Warren de la Rue (1840)
This British astronomer had a killer idea: seal a platinum coil in a vacuum tube. Platinum wouldn't burn out quickly, and vacuum prevented oxygen from destroying the filament. Technically brilliant? Yes. Commercially viable? With platinum costing more than gold? Forget it. His design worked beautifully... for wealthy scientists.
The Timeline of Early Light Bulb Attempts
Humphry Davy demonstrates electric arc lighting
Warren de la Rue creates first vacuum-sealed bulb with platinum filament
Heinrich Göbel claims to create crude bulbs (evidence disputed)
Henry Woodward & Mathew Evans patent carbon-rod bulbs in Canada
Edison Enters the Arena (Why He Gets All the Credit)
Here’s where it gets controversial.
Thomas Edison didn't invent the light bulb concept. He didn't even file the first patent. What he did? Made it commercially viable. While others focused on the bulb itself, Edison obsessively worked on the entire ecosystem.
| Edison's Actual Innovations | Why They Mattered |
|---|---|
| Carbonized Bamboo Filament (1880) | Lasted 1,200+ hours vs. previous 15-hour bulbs |
| Parallel Circuit Wiring | Allowed multiple bulbs on one circuit (earlier series circuits failed if one bulb burned out) |
| Direct Current (DC) Power Stations | First commercial power grid (Pearl Street Station, NYC 1882) |
| Screw-base Socket (E26 base) | Standardized bulb replacement – still used globally today |
Edison’s marketing genius was equally important. He staged dramatic public demonstrations in Menlo Park, courted investors like J.P. Morgan, and relentlessly promoted his system. Visiting Edison’s lab replica in Michigan last year, I was struck by how much resembled a modern startup – rapid prototyping, investor pitches, and aggressive PR.
But was Edison ethical? Not entirely. He bought Woodward & Evans' patent for peanuts ($5,000) and fought vicious legal battles against competitors like Joseph Swan...
The Patent Wars: Lawsuits Over Lumens
Things got ugly.
Across the Atlantic, English physicist Joseph Swan demonstrated a working carbon-filament bulb in 1878 – a full year before Edison’s "breakthrough." By 1881, Swan was lighting London homes. Edison sued Swan for patent infringement.

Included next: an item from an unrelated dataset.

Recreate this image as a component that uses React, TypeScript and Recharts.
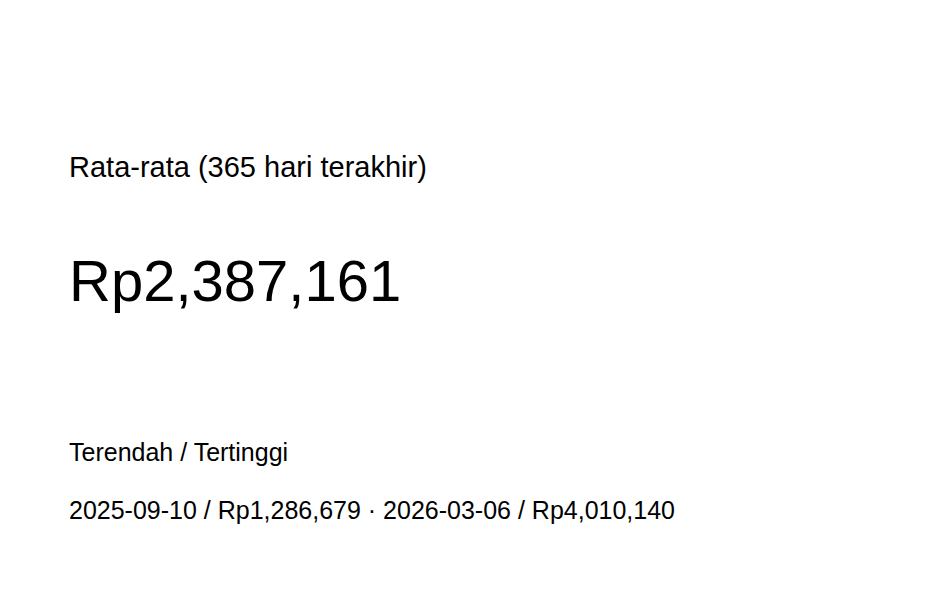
import React from "react";
import { Surface, Text } from "recharts";

// KPI card: average price over the last 365 days, plus low / high
const TITLE = "Rata-rata (365 hari terakhir)";
const AVERAGE_VALUE = 2387161;
const RANGE_LABEL = "Terendah / Tertinggi";
const LOW_DATE = "2025-09-10";
const LOW_VALUE = 1286679;
const HIGH_DATE = "2026-03-06";
const HIGH_VALUE = 4010140;

const WIDTH = 942;
const HEIGHT = 601;
const FONT = '"Liberation Sans", Arial, sans-serif';
const INK = "#000000";

function rupiah(v: number) {
  return `Rp${v.toLocaleString("en-US")}`;
}

export default function App() {
  const rangeText = `${LOW_DATE} / ${rupiah(LOW_VALUE)} · ${HIGH_DATE} / ${rupiah(HIGH_VALUE)}`;

  return (
    <div style={{ position: "absolute", left: 0, top: 0, width: WIDTH, height: HEIGHT, background: "#ffffff" }}>
      <Surface width={WIDTH} height={HEIGHT}>
        <Text x={69} y={177} fontSize={29} fontFamily={FONT} fill={INK}>
          {TITLE}
        </Text>
        <Text x={69} y={301} fontSize={58} fontFamily={FONT} fill={INK}>
          {rupiah(AVERAGE_VALUE)}
        </Text>
        <Text x={69} y={461} fontSize={25} fontFamily={FONT} fill={INK}>
          {RANGE_LABEL}
        </Text>
        <Text x={69} y={519} fontSize={25} fontFamily={FONT} fill={INK}>
          {rangeText}
        </Text>
      </Surface>
    </div>
  );
}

Funny twist: The courts ruled both had valid claims. Rather than bankrupt each other, they formed Edison-Swan United in 1883 (the world’s largest light bulb manufacturer for decades). This should be taught in business schools – sometimes collaboration beats annihilation.

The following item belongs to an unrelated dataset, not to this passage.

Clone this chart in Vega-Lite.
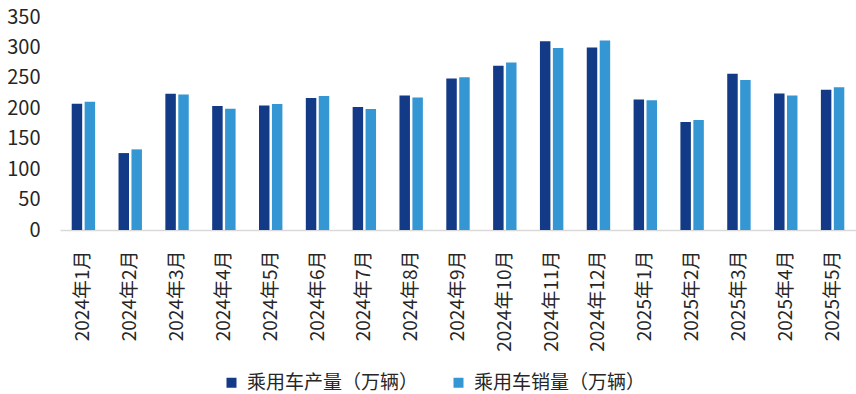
{
  "$schema": "https://vega.github.io/schema/vega-lite/v6.json",
  "width": 796,
  "height": 213,
  "autosize": {"type": "none"},
  "padding": {"left": 60, "top": 17, "right": 0, "bottom": 164},
  "background": "#ffffff",
  "config": {
    "view": {"stroke": null},
    "font": "Noto Sans CJK SC",
    "axis": {"labelFont": "Noto Sans CJK SC", "labelColor": "#262626", "grid": false, "ticks": false}
  },
  "data": {
    "values": [
      {"month": "2024年1月", "series": "乘用车产量（万辆）", "value": 207.4},
      {"month": "2024年1月", "series": "乘用车销量（万辆）", "value": 210.7},
      {"month": "2024年2月", "series": "乘用车产量（万辆）", "value": 126.4},
      {"month": "2024年2月", "series": "乘用车销量（万辆）", "value": 132.5},
      {"month": "2024年3月", "series": "乘用车产量（万辆）", "value": 223.8},
      {"month": "2024年3月", "series": "乘用车销量（万辆）", "value": 222.8},
      {"month": "2024年4月", "series": "乘用车产量（万辆）", "value": 203.6},
      {"month": "2024年4月", "series": "乘用车销量（万辆）", "value": 199.2},
      {"month": "2024年5月", "series": "乘用车产量（万辆）", "value": 204.7},
      {"month": "2024年5月", "series": "乘用车销量（万辆）", "value": 206.9},
      {"month": "2024年6月", "series": "乘用车产量（万辆）", "value": 216.7},
      {"month": "2024年6月", "series": "乘用车销量（万辆）", "value": 220.0},
      {"month": "2024年7月", "series": "乘用车产量（万辆）", "value": 202.0},
      {"month": "2024年7月", "series": "乘用车销量（万辆）", "value": 198.7},
      {"month": "2024年8月", "series": "乘用车产量（万辆）", "value": 221.2},
      {"month": "2024年8月", "series": "乘用车销量（万辆）", "value": 217.9},
      {"month": "2024年9月", "series": "乘用车产量（万辆）", "value": 249.0},
      {"month": "2024年9月", "series": "乘用车销量（万辆）", "value": 251.0},
      {"month": "2024年10月", "series": "乘用车产量（万辆）", "value": 269.8},
      {"month": "2024年10月", "series": "乘用车销量（万辆）", "value": 275.3},
      {"month": "2024年11月", "series": "乘用车产量（万辆）", "value": 310.3},
      {"month": "2024年11月", "series": "乘用车销量（万辆）", "value": 298.9},
      {"month": "2024年12月", "series": "乘用车产量（万辆）", "value": 300.0},
      {"month": "2024年12月", "series": "乘用车销量（万辆）", "value": 311.5},
      {"month": "2025年1月", "series": "乘用车产量（万辆）", "value": 214.6},
      {"month": "2025年1月", "series": "乘用车销量（万辆）", "value": 213.0},
      {"month": "2025年2月", "series": "乘用车产量（万辆）", "value": 177.3},
      {"month": "2025年2月", "series": "乘用车销量（万辆）", "value": 180.6},
      {"month": "2025年3月", "series": "乘用车产量（万辆）", "value": 256.7},
      {"month": "2025年3月", "series": "乘用车销量（万辆）", "value": 246.3},
      {"month": "2025年4月", "series": "乘用车产量（万辆）", "value": 224.5},
      {"month": "2025年4月", "series": "乘用车销量（万辆）", "value": 221.2},
      {"month": "2025年5月", "series": "乘用车产量（万辆）", "value": 230.5},
      {"month": "2025年5月", "series": "乘用车销量（万辆）", "value": 234.4}
    ]
  },
  "mark": {"type": "bar"},
  "encoding": {
    "x": {
      "field": "month",
      "type": "nominal",
      "sort": null,
      "title": null,
      "scale": {"paddingInner": 0.5, "paddingOuter": 0.25},
      "axis": {
        "labelAngle": -90,
        "labelFontSize": 19,
        "labelPadding": 20,
        "domain": true,
        "domainColor": "#d9d9d9",
        "domainWidth": 1.5,
        "labelLimit": 200
      }
    },
    "xOffset": {
      "field": "series",
      "type": "nominal",
      "scale": {"paddingInner": 0.19, "paddingOuter": 0}
    },
    "y": {
      "field": "value",
      "type": "quantitative",
      "title": null,
      "scale": {"domain": [0, 350], "nice": false},
      "axis": {
        "values": [0, 50, 100, 150, 200, 250, 300, 350],
        "labelFontSize": 20,
        "labelPadding": 20,
        "domain": false
      }
    },
    "color": {
      "field": "series",
      "type": "nominal",
      "scale": {
        "domain": ["乘用车产量（万辆）", "乘用车销量（万辆）"],
        "range": ["#123a87", "#3497d4"]
      },
      "legend": {
        "title": null,
        "orient": "none",
        "direction": "horizontal",
        "legendX": 162,
        "legendY": 356,
        "symbolType": "square",
        "symbolSize": 100,
        "symbolStrokeWidth": 0,
        "labelFont": "Noto Sans CJK SC",
        "labelFontSize": 19,
        "labelColor": "#262626",
        "labelOffset": 6,
        "columnPadding": 30,
        "labelLimit": 300
      }
    }
  }
}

Other Key Players Often Ignored
| Inventor | Contribution | Impact Overshadowed By Edison? |
|---|---|---|
| Lewis Latimer | Improved carbon filament manufacturing (patented 1881) | Yes - Edison hired him but rarely credited his work |
| Nikola Tesla | Developed efficient AC power systems | Massively - Edison dismissed AC as "dangerous" |
| Heinrich Göbel | Claimed early bulb (1854) but evidence disputed | Controversial - Possibly predated Edison |
Let’s talk about Latimer. As a Black inventor in the 1880s, he faced barriers Edison never imagined. His carbon filament process made bulbs affordable. Holding a replica of his patent at the Smithsonian gave me chills – but most textbooks reduce him to an Edison footnote.

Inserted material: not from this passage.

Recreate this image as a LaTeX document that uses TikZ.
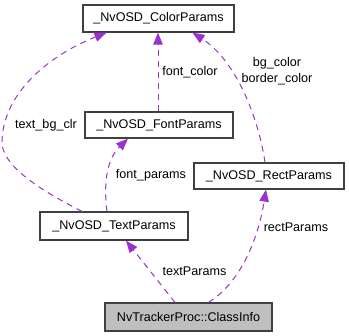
\documentclass[tikz,border=0pt]{standalone}
\usepackage{fontspec}
\setmainfont{Liberation Sans}
\usetikzlibrary{arrows.meta,calc}
\definecolor{edgec}{HTML}{9A32CD}
\definecolor{boxline}{HTML}{404040}
\definecolor{boxgray}{HTML}{BFBFBF}
\begin{document}
\begin{tikzpicture}[x=1bp,y=-1bp,
  every node/.style={font=\fontsize{12.6bp}{16bp}\selectfont},
  classbox/.style={draw=boxline,line width=1.2bp,fill=white,inner sep=0pt,minimum height=27bp},
  rel/.style={draw=edgec,line width=1bp,dash pattern=on 6bp off 5bp,
    -{Triangle[length=12bp,width=9.5bp,fill=edgec]}},
  lbl/.style={inner sep=0pt,align=center}]
\useasboundingbox (0,0) rectangle (349,336);
\node[classbox,minimum width=151bp,minimum height=27bp] (color) at (158.5,18.5) {\_NvOSD\_ColorParams};
\node[classbox,minimum width=148bp,minimum height=26bp] (font) at (159,125) {\_NvOSD\_FontParams};
\node[classbox,minimum width=150bp,minimum height=26bp] (rect) at (269,176) {\_NvOSD\_RectParams};
\node[classbox,minimum width=148bp,minimum height=28bp] (text) at (114,226) {\_NvOSD\_TextParams};
\node[classbox,fill=boxgray,minimum width=167bp,minimum height=28bp] (cls) at (188.5,317) {NvTrackerProc::ClassInfo};
\coordinate (lb) at (2,140);
% text_bg_clr
\draw[rel] ([xshift=-32bp]text.north) .. controls (40,190) and (0,165) .. (lb)
  .. controls (4,92) and (50,55) .. ([xshift=-52bp]color.south);
\node[lbl] (l1) at (46,125) {text\_bg\_clr};
% font_color
\draw[rel] ([xshift=-1bp]font.north) -- ([xshift=-0.5bp]color.south);
\node[lbl] (l2) at (190,72) {font\_color};
% bg_color / border_color
\draw[rel] ([xshift=-4bp]rect.north) .. controls (258,115) and (235,60) .. ([xshift=34bp]color.south);
\node[lbl] (l3) at (277,71.5) {bg\_color\\border\_color};
% font_params
\draw[rel] ([xshift=-7bp]text.north) .. controls (103,180) and (108,158) .. ([xshift=-31bp]font.south);
\node[lbl] (l4) at (151,175) {font\_params};
% textParams
\draw[rel] ([xshift=-13.5bp]cls.north) -- ([xshift=12bp]text.south);
\node[lbl] (l5) at (194.5,271) {textParams};
% rectParams
\draw[rel] ([xshift=20bp]cls.north) .. controls (240,283) and (258,240) .. ([xshift=-3bp]rect.south);
\node[lbl] (l6) at (296,227) {rectParams};
\end{tikzpicture}
\end{document}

Modern Implications: Beyond the History Lesson
Why obsess over who made the light bulb today? Because it rewrites innovation mythology.
- The "Eureka Moment" is B.S. Edison tested 6,000+ materials before finding bamboo. Progress looks like tedious iteration.
- Infrastructure > Invention Edison succeeded by building power stations, not just bulbs. Tech founders take note.
- Patent Battles Aren't New Modern Apple/Samsung or CRISPR lawsuits mirror Edison vs. Swan
Frankly, our obsession with "who made the light bulb" reflects a deeper flaw: We crave simple heroes. Reality? Progress is a relay race. Swan passed the baton to Edison. Latimer refined it. Tesla improved the power system. Should we credit the runner who crossed the finish line, or the entire team?
My take? History remembers Edison because he delivered light people could actually buy and use.
But that doesn't make him the sole creator.
Burning Questions About Who Made the Light Bulb
Didn't Thomas Edison invent the light bulb?
No. Edison invented the first commercially practical incandescent lighting system. Key distinction. He improved existing designs with longer-lasting filaments and built the electrical infrastructure.
Why is Edison credited over others like Swan or Latimer?
Three reasons: Aggressive patenting (1,093 US patents), superior marketing/publicity, and developing the full ecosystem (generators, wiring, sockets). History favors those who control the narrative.
What was the biggest weakness of pre-Edison bulbs?
Filament lifespan. Early bulbs burned out in hours. Edison’s bamboo filament lasted 1,200+ hours. Latimer’s carbonization process later extended this further.
When did light bulbs become common in homes?
After Edison’s Pearl Street Station launched in 1882 (powering 400 lamps). By 1900, over 18 million bulbs were sold annually in the US. Rural areas waited until the 1930s for full electrification.
Were Edison’s bulbs better than Swan’s?
Initially, no. Swan bulbs used treated cotton thread and lasted longer. Edison’s advantage was manufacturing scale and parallel circuits. Their merger combined strengths.
Where to See Historic Light Bulbs Today
Want physical proof this history? Visit:
- Menlo Park Museum (Michigan) - Edison’s replicated lab with early bulb prototypes
- Science Museum (London) - Original Swan bulbs from 1880s
- Smithsonian (Washington D.C.) - Latimer’s patent models and Edison’s bamboo filaments
- Livermore Fire Station (California) - See the "Centennial Bulb" burning since 1901!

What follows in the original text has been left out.